Stay You
Alyssa Pendon (she/her)
Editorial Team Member
One of the hardest parts about summer for me is not comparing myself to other people.
Yeah I said it, sometimes I do compare myself to other people. Don’t lie and say you don’t do it either.
I have around 1,100 followers on Instagram, and I follow almost all of those people back. I also follow a couple of content creators as well. Most of my followers are people I’ve never even met in person or live across the world from me. Constantly I see so many different lives all at once. Not even taking account just scrolling reels on my For You Page or my Explore Page.
Seeing that many people on a day to day basis can get to you in a variety of ways. It always feels like someone always has fun plans, on a cool vacation in a place my family would never dare to go, or someone's achieving something crazy and documenting for the world to see.

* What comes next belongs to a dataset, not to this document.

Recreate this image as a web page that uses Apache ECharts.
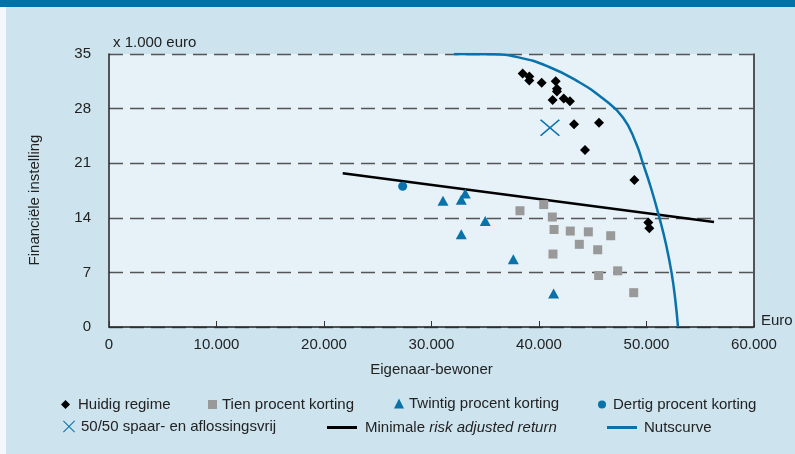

On Linkedin there is a different kind of comparison than normal social media platforms. It feels like everyone has 500+ connections, founder of a startup or nonprofit that has crazy impact, has some internship with a university or fortune 500 company, and somehow has a 4.0.
I start to feel worse about myself because, honestly, I’ve been at home most days this summer. I sound like a loser I know but most of my days this summer have been just me and my computer going at it. There have been multiple days this summer where I didn’t even go outside, once.
So when I go on social media and see other people doing all the things I have not been doing it makes me feel bad about myself. I’m still a ‘kid’ and all I do is sit on my computer.
Though once I take a second away from my social media pages and my computer I remember that my path is different than everyone else's. Just because I’m not constantly with other people and post my entire life on social media doesn’t make my life boring. There have been times I’ve gone outside, hung out with people, and I’m leaving for a summer program soon.
I also remember that I’m currently in multiple internships, and have calls in the morning, as well as working atmany nonprofit organizations all remotely. So yeah, I need to be on my computer. Just because other people are living a different life than me doesn’t make mine boring. I’m doing things that further my professional development while most kids my age haven’t even had an internship in the field they want. Or have higher level positions in nonprofit organizations.
I’m trying to remember that I know what I want in my life more clearly than most people. And just because someone wants to do something different doesn’t make me behind or worse or better than someone, it’s just different.
Make sure to be yourself and do what you’re passionate about. Because at the end of the day it’s your life and you can do whatever you want.